Genesis 17:9-17

17God said to Abraham, “As for you, you are to keep my covenant, you and your seed through every generation. 10 This is my covenant you shall keep between me and you and your seed: Every male among you shall be circumcised. 11 You shall circumcise the flesh of your foreskin, and it shall be a sign of the covenant between us. 12 On the eighth day after birth, every male among you must be circumcised, even slaves born in the household and those bought with money from foreigners. 13 Those born in your house and those purchased with your silver shall be circumcised, so my covenant may be in your flesh for all time. Your flesh will embody my covenant as an enduring covenant. 14 Any male not circumcised, that person shall be exiled. He has violated my covenant.”
     15 God said to Abraham, “Sarai, your wife, will no longer be called Sarai. Sarah is her name! 16 I will bless her and I will give you a son from her, and I will bless him. I will bless her so that she will become nations; kings of peoples shall come from her.”
     17 Abraham fell on his face, and he laughed, saying to himself, “To a 100-year-old man a child shall be born! Sarah, a 90-year-old woman, shall have a child!”


The covenant relationship runs from G*D to, now, Abraham. A repetition of its details adds in circumcision—not a medical benefit, not a rite of passage, but a sign of being yoked to a G*D, a tribe, a nation, a people, a culture. Circumcision is a physical Shibboleth. Circumcision is not just for Abraham’s lineage but their human property (slaves) as well—a branding.

We have just experienced a covenant binding ritual that cut or divided animals. Now we shift that one-time event to an every generation act of cutting. In sales, this is an undocumented “feature” only discovered after a purchase is completed.

There are later stories that will use circumcision as a charm to ward off evil, but here it is simply requirement.

If a male sports the communal sign of circumcision, they meet the lowest bar of community. Without it they are exiled and, in tribal culture, this is a capital act—death.

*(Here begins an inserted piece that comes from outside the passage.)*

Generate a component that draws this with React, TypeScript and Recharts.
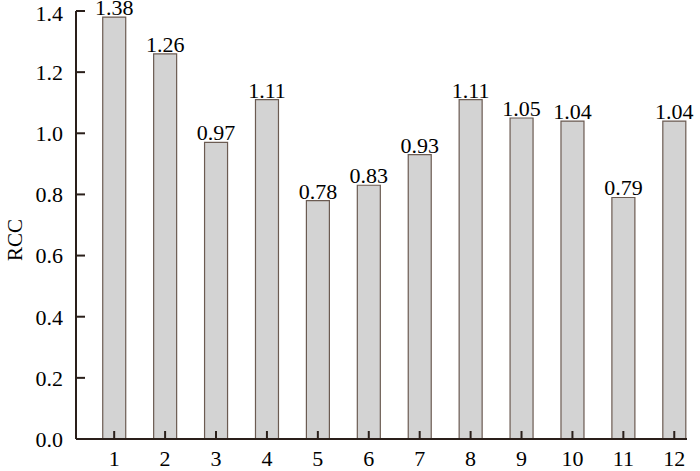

The intensity of the significance of circumcision is that G*D will take any exception as a breaking of covenant. With this break comes the loss of possessions and land—the loss of power.

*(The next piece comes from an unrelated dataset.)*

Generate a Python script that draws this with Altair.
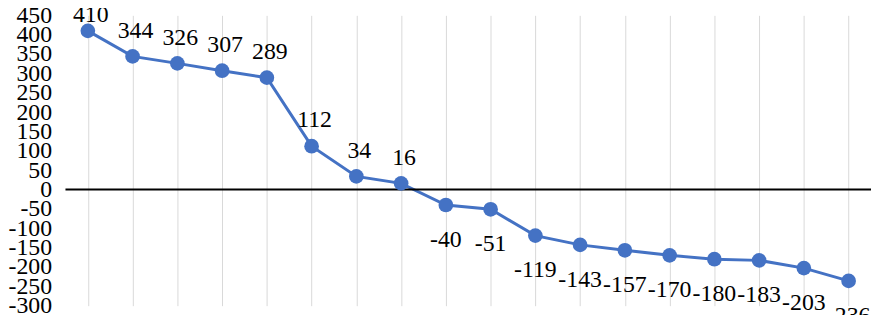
import altair as alt
import pandas as pd

categories = [str(i) for i in range(1, 19)]
values = [410, 344, 326, 307, 289, 112, 34, 16, -40, -51, -119, -143, -157, -170, -180, -183, -203, -236]
y_ticks = list(range(-300, 451, 50))

df = pd.DataFrame({"cat": categories, "v": values})

FONT = "Liberation Serif"
BLUE = "#4472C4"
YSCALE = alt.Scale(domain=[-300, 450], nice=False, zero=False)
YAXIS = alt.Axis(
    title=None, values=y_ticks, grid=False, ticks=False, domain=False,
    labelFont=FONT, labelFontSize=24, labelColor="black", labelPadding=14,
    labelOverlap=False, labelBound=False, labelFlush=False,
    labelExpr="'' + datum.value",
)

x_enc = alt.X(
    "cat:O",
    sort=categories,
    scale=alt.Scale(paddingInner=0, paddingOuter=0),
    axis=alt.Axis(
        title=None, labels=False, ticks=False, domain=False, grid=True,
        bandPosition=0, gridColor="#d9d9d9", gridWidth=1,
    ),
)
y_enc = alt.Y("v:Q", scale=YSCALE, axis=YAXIS)

base = alt.Chart(df)

zero_rule = base.transform_filter("datum.cat == '1'").transform_calculate(z="0").mark_rule(
    color="black", strokeWidth=2
).encode(y=alt.Y("z:Q", scale=YSCALE, axis=YAXIS))

line = base.mark_line(color=BLUE, strokeWidth=3).encode(x=x_enc, y=y_enc)
points = base.mark_circle(color=BLUE, opacity=1, size=220).encode(x=x_enc, y=y_enc)

labels_top = base.transform_filter("datum.v >= 400").mark_text(
    font=FONT, fontSize=24, color="black", baseline="middle", align="center", dy=-16, dx=3
).encode(x=x_enc, y=y_enc, text=alt.Text("v:N"))

labels_pos = base.transform_filter("datum.v >= 0 && datum.v < 400").mark_text(
    font=FONT, fontSize=24, color="black", baseline="middle", align="center", dy=-26, dx=3
).encode(x=x_enc, y=y_enc, text=alt.Text("v:N"))

labels_neg = base.transform_filter("datum.v < 0").mark_text(
    font=FONT, fontSize=24, color="black", baseline="middle", align="center", dy=35
).encode(x=x_enc, y=y_enc, text=alt.Text("v:N"))

chart = alt.layer(line, zero_rule, points, labels_top, labels_pos, labels_neg).properties(
    width=813,
    height=293,
    autosize=alt.AutoSizeParams(type="none"),
    padding={"left": 58, "top": 6, "right": 0, "bottom": 8},
).configure_view(stroke=None)

chart.save("out.html", embed_options={"renderer": "svg", "actions": False})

As the shift from Abram to Abraham didn’t change the meaning of his name, only its form, so, too, with a change from Sarai to Sarah (even less of an orthographic change).

Now we receive confirmation that it is specifically Sarah who is to be noted in this line of Abraham. The whole Hagar/Ishmael line will continue, but not as a “chosen” or preferred line.

With the specificity that it is Sarah who will bear a son (and at her age of 90, even one seems a bit much), Abraham finally gets the joke about impossibility as the likeliest route forward and falls down laughing.

Readers will need to decide if this laughter is of absurdity or is a confirmation of everything after a first vision in Haran.